Member of the Chamber of Deputies
- In office 15 May 1961 – 15 May 1965
- Constituency: 6th Departmental Grouping

Personal details
- Born: 14 August 1901 Valparaíso, Chile
- Died: 27 March 1980 (aged 78) Valparaíso, Chile
- Party: Radical Party
- Spouse: Julia Labraña Lara
- Children: Two
- Parent(s): Humberto Aspée Guadalupe Rodríguez
- Occupation: Politician, union leader

= Jorge Aspée =

Chilean politician and trade union leader (1901-1980)

Jorge Aspée Rodríguez (14 August 1901 – 27 March 1980) was a Chilean politician and trade union leader affiliated with the Radical Party. He served as Deputy of the Republic for the 6th Departmental Grouping – Valparaíso and Quillota – during the legislative period 1961–1965.

==Biography==
Aspée was born in Valparaíso on 14 August 1901, the son of Humberto Aspée and Guadalupe Rodríguez. He married Julia Labraña Lara in Santiago on 14 August 1926, with whom he had two children.

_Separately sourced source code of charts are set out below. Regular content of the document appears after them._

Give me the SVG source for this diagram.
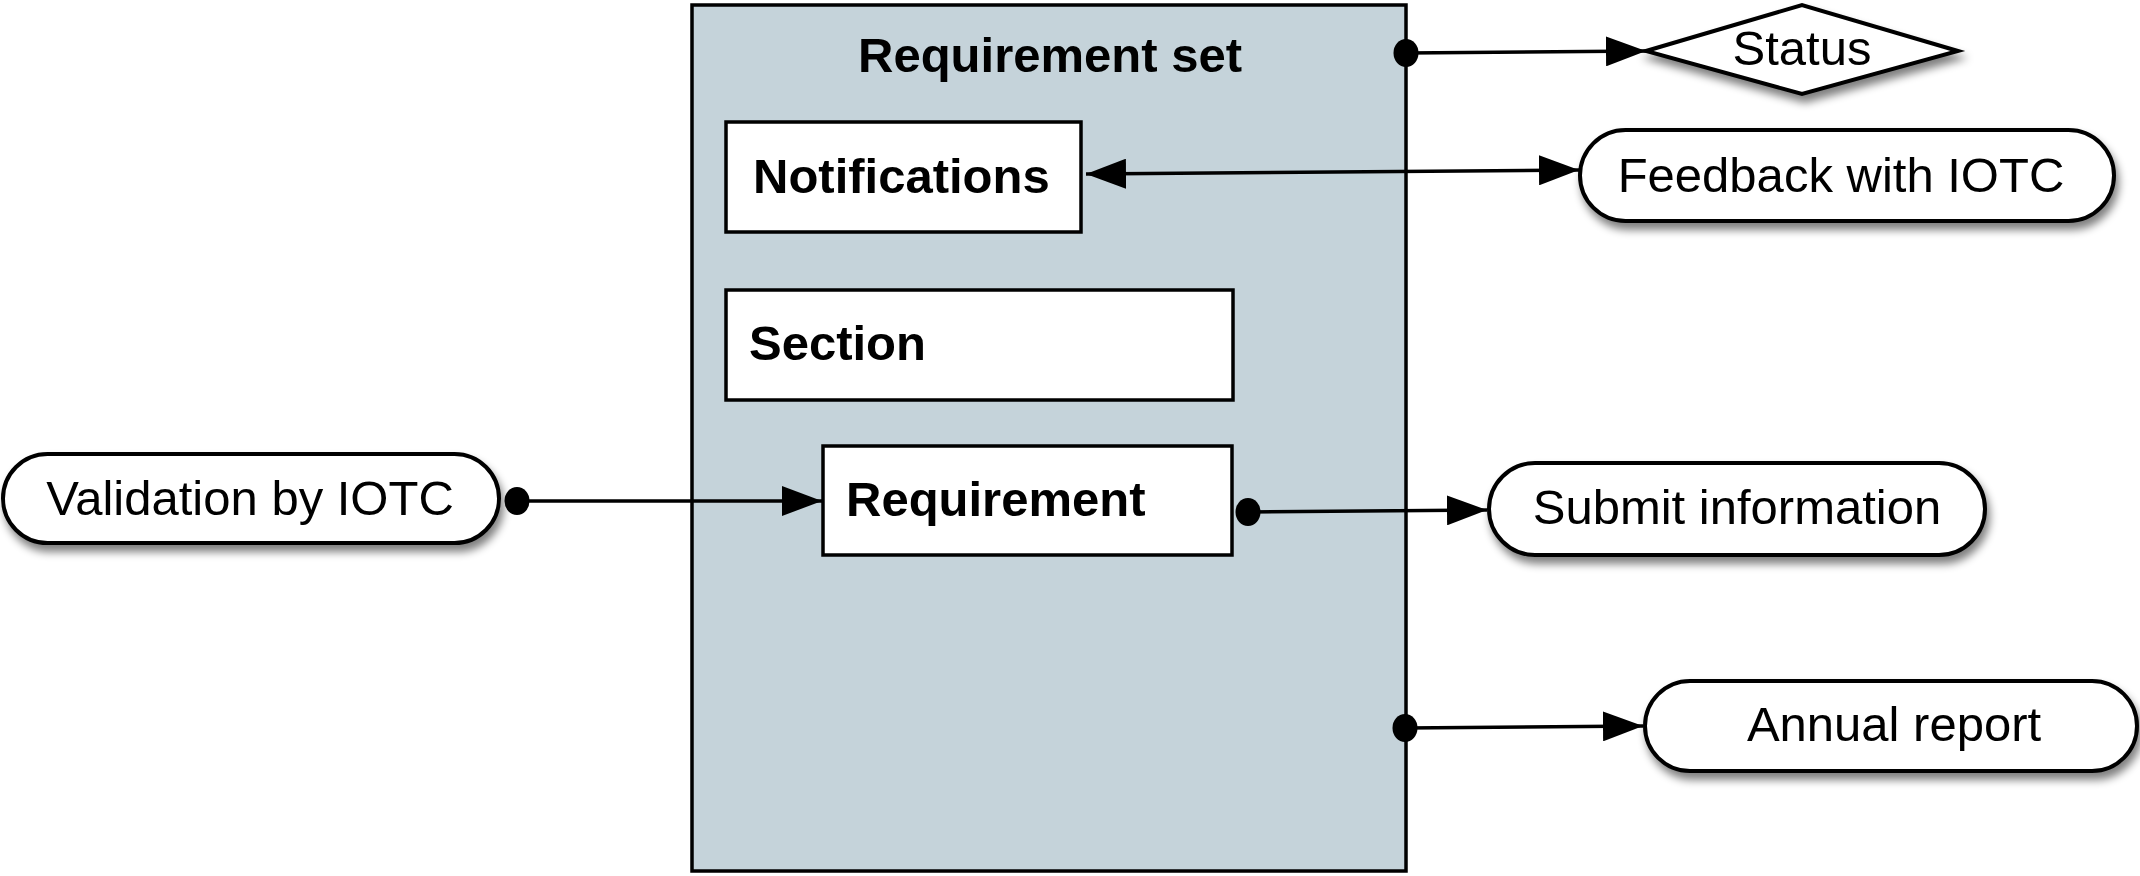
<svg xmlns="http://www.w3.org/2000/svg" width="2140" height="876" viewBox="0 0 2140 876">
<style>
.bold{font-family:"Liberation Sans",Arial,Helvetica,sans-serif;font-weight:bold;font-size:49px;fill:#000}
.reg{font-family:"Liberation Sans",Arial,Helvetica,sans-serif;font-size:49px;fill:#000}
.box{fill:#fff;stroke:#000;stroke-width:3.5}
.term{fill:#fff;stroke:#000;stroke-width:4;filter:url(#shadow)}
.conn{fill:none;stroke:#000;stroke-width:3.5}
</style>
<defs>
<filter id="shadow" x="-10%" y="-20%" width="125%" height="160%">
<feGaussianBlur in="SourceAlpha" stdDeviation="4"/>
<feOffset dx="3" dy="7" result="b"/>
<feComponentTransfer><feFuncA type="linear" slope="0.5"/></feComponentTransfer>
<feMerge><feMergeNode/><feMergeNode in="SourceGraphic"/></feMerge>
</filter>
<marker id="arrow" markerUnits="userSpaceOnUse" markerWidth="40" markerHeight="30" refX="40" refY="15" orient="auto-start-reverse" viewBox="0 0 40 30">
<path d="M0,0 L40,15 L0,30 z" fill="#000"/>
</marker>
<marker id="dot" markerUnits="userSpaceOnUse" markerWidth="28" markerHeight="30" refX="14" refY="15" orient="0" viewBox="0 0 28 30">
<ellipse cx="14" cy="15" rx="12.5" ry="14" fill="#000"/>
</marker>
</defs>
<rect width="2140" height="876" fill="#fff"/>

<g id="requirement-set">
<rect x="692" y="5" width="714" height="866" fill="#c5d3da" stroke="#000" stroke-width="3.5"/>
<text class="bold" x="1050" y="72" text-anchor="middle">Requirement set</text>
</g>
<g id="notifications">
<rect class="box" x="726" y="122" width="355" height="110"/>
<text class="bold" x="753" y="193">Notifications</text>
</g>
<g id="section">
<rect class="box" x="726" y="290" width="507" height="110"/>
<text class="bold" x="749" y="360">Section</text>
</g>
<g id="requirement">
<rect class="box" x="823" y="446" width="409" height="109"/>
<text class="bold" x="846" y="516">Requirement</text>
</g>
<g id="status">
<polygon class="term" points="1646,51 1802,5 1958,51 1802,94"/>
<text class="reg" x="1802" y="65" text-anchor="middle">Status</text>
</g>
<g id="feedback">
<rect class="term" x="1580" y="130" width="534" height="91" rx="45.5"/>
<text class="reg" x="1841" y="192" text-anchor="middle">Feedback with IOTC</text>
</g>
<g id="validation">
<rect class="term" x="3" y="454" width="496" height="89" rx="44.5"/>
<text class="reg" x="250" y="515" text-anchor="middle">Validation by IOTC</text>
</g>
<g id="submit">
<rect class="term" x="1489" y="463" width="496" height="92" rx="46"/>
<text class="reg" x="1737" y="524" text-anchor="middle">Submit information</text>
</g>
<g id="annual-report">
<rect class="term" x="1645" y="681" width="492" height="90" rx="45"/>
<text class="reg" x="1894" y="741" text-anchor="middle">Annual report</text>
</g>

<g id="connectors">
<line class="conn" x1="1406" y1="53" x2="1646" y2="51" marker-start="url(#dot)" marker-end="url(#arrow)"/>
<line class="conn" x1="1086" y1="174" x2="1579" y2="170" marker-start="url(#arrow)" marker-end="url(#arrow)"/>
<line class="conn" x1="517" y1="501" x2="822" y2="501" marker-start="url(#dot)" marker-end="url(#arrow)"/>
<line class="conn" x1="1248" y1="512" x2="1487" y2="510" marker-start="url(#dot)" marker-end="url(#arrow)"/>
<line class="conn" x1="1405" y1="728" x2="1643" y2="726" marker-start="url(#dot)" marker-end="url(#arrow)"/>
</g>
</svg>
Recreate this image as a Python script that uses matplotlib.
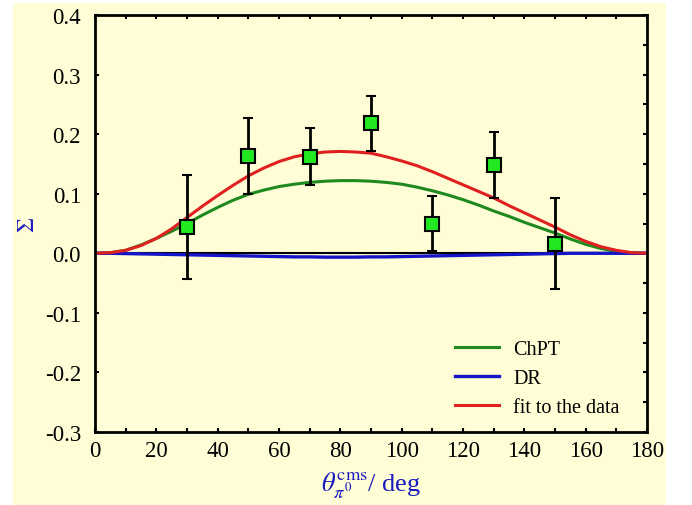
import matplotlib
matplotlib.use("Agg")
import matplotlib.pyplot as plt
from matplotlib.patches import Rectangle
from matplotlib.ticker import MultipleLocator

# measured asymmetry Sigma
theta = [30, 50, 70, 90, 110, 130, 150]
sigma = [0.044, 0.163, 0.162, 0.218, 0.050, 0.148, 0.016]
sigma_err = [0.087, 0.064, 0.048, 0.046, 0.046, 0.055, 0.076]

# curves (every 5 deg)
theta_curve = [0, 5, 10, 15, 20, 25, 30, 35, 40, 45, 50, 55, 60, 65, 70, 75, 80, 85, 90,
               95, 100, 105, 110, 115, 120, 125, 130, 135, 140, 145, 150, 155, 160, 165, 170, 175, 180]
chpt = [0.0, 0.001, 0.005, 0.014, 0.025, 0.037, 0.050, 0.064, 0.077, 0.089, 0.099, 0.106, 0.112,
        0.116, 0.119, 0.121, 0.122, 0.122, 0.121, 0.119, 0.116, 0.111, 0.105, 0.098, 0.090, 0.081,
        0.071, 0.062, 0.052, 0.043, 0.034, 0.024, 0.015, 0.008, 0.003, 0.001, 0.0]
dr = [0.0, 0.0, -0.0005, -0.001, -0.0015, -0.002, -0.0025, -0.003, -0.0035, -0.004, -0.0045,
      -0.005, -0.0055, -0.006, -0.006, -0.0065, -0.0065, -0.0065, -0.006, -0.006, -0.0055, -0.005,
      -0.0045, -0.004, -0.0035, -0.003, -0.0025, -0.002, -0.0015, -0.001, -0.0005, 0.0, 0.0, 0.0,
      0.0, 0.0, 0.0]
fit = [0.0, 0.001, 0.005, 0.013, 0.025, 0.041, 0.060, 0.079, 0.097, 0.114, 0.130, 0.143, 0.154,
       0.162, 0.167, 0.170, 0.171, 0.170, 0.168, 0.162, 0.155, 0.147, 0.137, 0.126, 0.115, 0.104,
       0.093, 0.080, 0.068, 0.056, 0.044, 0.031, 0.020, 0.011, 0.005, 0.001, 0.0]

plt.rcParams['font.family'] = ['Liberation Serif', 'DejaVu Serif']
plt.rcParams['mathtext.fontset'] = 'stix'

bg = '#FFFDD6'
fig = plt.figure(figsize=(6.92, 5.06), dpi=100, facecolor='white')
fig.patches.append(Rectangle((13 / 692, 0), 653 / 692, 502 / 506, transform=fig.transFigure,
                             facecolor=bg, edgecolor='none', zorder=-10))
ax = fig.add_axes([95 / 692, 73 / 506, 552 / 692, 417 / 506])
ax.set_facecolor(bg)

ax.axhline(0, color='black', lw=1.5, zorder=1)
ax.plot(theta_curve, chpt, color='#1E8A1E', lw=2.2, label='ChPT', zorder=2)
ax.plot(theta_curve, dr, color='#1515C8', lw=2.4, label='DR', zorder=2)
ax.plot(theta_curve, fit, color='#E02020', lw=2.2, label='fit to the data', zorder=2)

ax.errorbar(theta, sigma, yerr=sigma_err, fmt='s', color='black', ecolor='black', elinewidth=2,
            capsize=3.5, capthick=2, markersize=10, markerfacecolor='#22E822',
            markeredgecolor='black', markeredgewidth=1.5, zorder=3)

ax.set_xlim(0, 180)
ax.set_ylim(-0.3, 0.4)
ax.xaxis.set_major_locator(MultipleLocator(20))
ax.xaxis.set_minor_locator(MultipleLocator(10))
ax.yaxis.set_major_locator(MultipleLocator(0.1))
ax.yaxis.set_minor_locator(MultipleLocator(0.05))
ax.set_yticklabels([f'{v:.1f}' for v in ax.get_yticks()])
ax.tick_params(which='both', direction='in', top=True, right=True, width=1.5, labelsize=16.5)
ax.tick_params(which='major', length=3)
ax.tick_params(which='minor', length=3, left=False)
ax.tick_params(axis='y', pad=10)
ax.tick_params(axis='x', pad=6)
for s in ax.spines.values():
    s.set_linewidth(2)

ax.set_xlabel(r'$\theta_{\pi^0}^{\rm cms}$/ deg', color='#1A1AC0', fontsize=19, labelpad=5)
ax.set_ylabel(r'$\Sigma$', color='#1A1AC0', fontsize=17, labelpad=4)

ax.legend(loc='lower left', frameon=False, fontsize=14.5, handlelength=2.2, handletextpad=0.7,
          labelspacing=0.5, borderpad=0, borderaxespad=0, bbox_to_anchor=(0.652, 0.035))

fig.savefig('out.png', dpi=100, facecolor='white')
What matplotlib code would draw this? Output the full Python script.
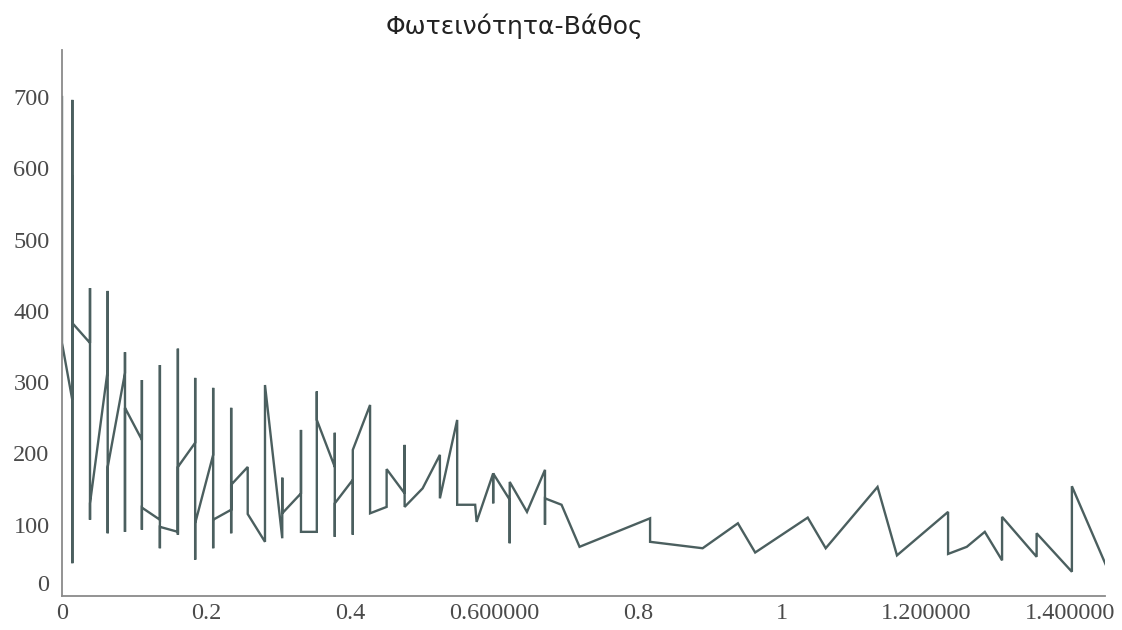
import matplotlib
matplotlib.use("Agg")
import matplotlib.pyplot as plt

title = "Φωτεινότητα-Βάθος"

# depth (x) and luminosity (y), traced in drawing order
depth = [0.0, 0.0, 0.0143, 0.0143, 0.0143, 0.0143, 0.0143,
         0.0389, 0.0389, 0.0389, 0.0389,
         0.0635, 0.0635, 0.0635, 0.0635,
         0.0875, 0.0875, 0.0875, 0.0875,
         0.111, 0.111, 0.111, 0.111,
         0.136, 0.136, 0.136, 0.136,
         0.161, 0.161, 0.161, 0.161,
         0.185, 0.185, 0.185, 0.185,
         0.210, 0.210, 0.210, 0.210,
         0.235, 0.235, 0.235, 0.235,
         0.258, 0.258,
         0.282, 0.282,
         0.306, 0.306, 0.306, 0.306,
         0.332, 0.332, 0.332,
         0.354, 0.354, 0.354,
         0.379, 0.379, 0.379, 0.379,
         0.404, 0.404, 0.404,
         0.428, 0.428,
         0.451, 0.451,
         0.476, 0.476, 0.476,
         0.501,
         0.525, 0.525,
         0.549, 0.549,
         0.574, 0.576,
         0.599, 0.599, 0.599,
         0.622, 0.622, 0.622,
         0.646,
         0.671, 0.671, 0.671,
         0.694, 0.719,
         0.817, 0.817,
         0.890, 0.939, 0.963, 1.036, 1.061, 1.133, 1.160,
         1.231, 1.231, 1.257, 1.282,
         1.306, 1.306,
         1.354, 1.354,
         1.403, 1.403, 1.450]

luminosity = [700, 355, 275, 696, 46, 590, 383,
              355, 432, 107, 130,
              317, 428, 88, 181,
              313, 342, 90, 264,
              219, 303, 93, 124,
              107, 324, 67, 97,
              90, 347, 86, 181,
              215, 306, 51, 102,
              198, 292, 67, 107,
              121, 264, 88, 156,
              181, 115,
              76, 296,
              81, 116, 166, 116,
              144, 233, 90,
              90, 287, 247,
              181, 229, 83, 130,
              163, 86, 205,
              268, 116,
              125, 178,
              144, 212, 125,
              151,
              198, 137,
              247, 128,
              128, 104,
              172, 130, 172,
              135, 74, 160,
              118,
              177, 100, 137,
              128, 69,
              109, 76,
              67, 102, 61, 110, 67, 153, 57,
              118, 59, 69, 90,
              50, 111,
              55, 88,
              34, 154, 44]

xticks = [0, 0.2, 0.4, 0.6, 0.8, 1.0, 1.2, 1.4]
xtick_labels = ["0", "0.2", "0.4", "0.600000", "0.8", "1", "1.200000", "1.400000"]
yticks = [0, 100, 200, 300, 400, 500, 600, 700]
ytick_labels = [str(v) for v in yticks]

fig = plt.figure(figsize=(11.22, 6.30), dpi=100)
ax = fig.add_axes([62 / 1122, 1 - 596 / 630, (1105 - 62) / 1122, (596 - 50) / 630])

ax.plot(depth, luminosity, color="#4b5f5f", linewidth=1.7, solid_joinstyle="miter")

ax.set_xlim(0, 1.449)
ax.set_ylim(0, 766)

for side in ["top", "right"]:
    ax.spines[side].set_visible(False)
for side in ["left", "bottom"]:
    ax.spines[side].set_color("#8a8a8a")
    ax.spines[side].set_linewidth(1.3)

ax.set_xticks(xticks, xtick_labels)
ax.set_yticks(yticks, ytick_labels)
ax.tick_params(axis="both", length=0, labelsize=17.5, labelcolor="#4a4a4a")
ax.tick_params(axis="x", pad=5)
ax.tick_params(axis="y", pad=9)
for lab in ax.get_xticklabels() + ax.get_yticklabels():
    lab.set_fontfamily("Liberation Serif")
ax.get_yticklabels()[0].set_verticalalignment("bottom")

fig.text(514 / 1122, 1 - 26 / 630, title, ha="center", va="center",
         fontsize=18, family="DejaVu Sans", color="#222222")

fig.savefig("out.png", dpi=100, facecolor="white")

He worked for the State Railways Company from 1920 to 1950 and became a prominent railway union leader. He also served as councillor of the Pension and Social Welfare Fund of the Railways.

==Political career==
A member of the Radical Party, Aspée served as councilman of Valparaíso in the periods 1950–1954, 1956–1960, and 1960–1961. He was later elected Deputy of the Republic for the 6th Departmental Grouping “Valparaíso and Quillota” for the legislative period 1961–1965. During his tenure he sat as substitute member on the Permanent Commissions of Government and Interior, Public Education, and National Defense, and as full member of the Agriculture and Colonization Committee.

==Later life==
Aspée was a member of the Grand Mixed Masonic Lodge of Chile and was actively involved in numerous social and mutual aid organizations, including the Patriotic and Mutualist Society Sallés, the School Assistance and Scholarship Board, the Society for Women's Education and Work, the Provincial Association of Retirees and Widows, the Workers’ League, and the Unión del Hogar Society. He was also named honorary member of the Miguel Ángel Neighborhood Council.

He died in Valparaíso on 27 March 1980.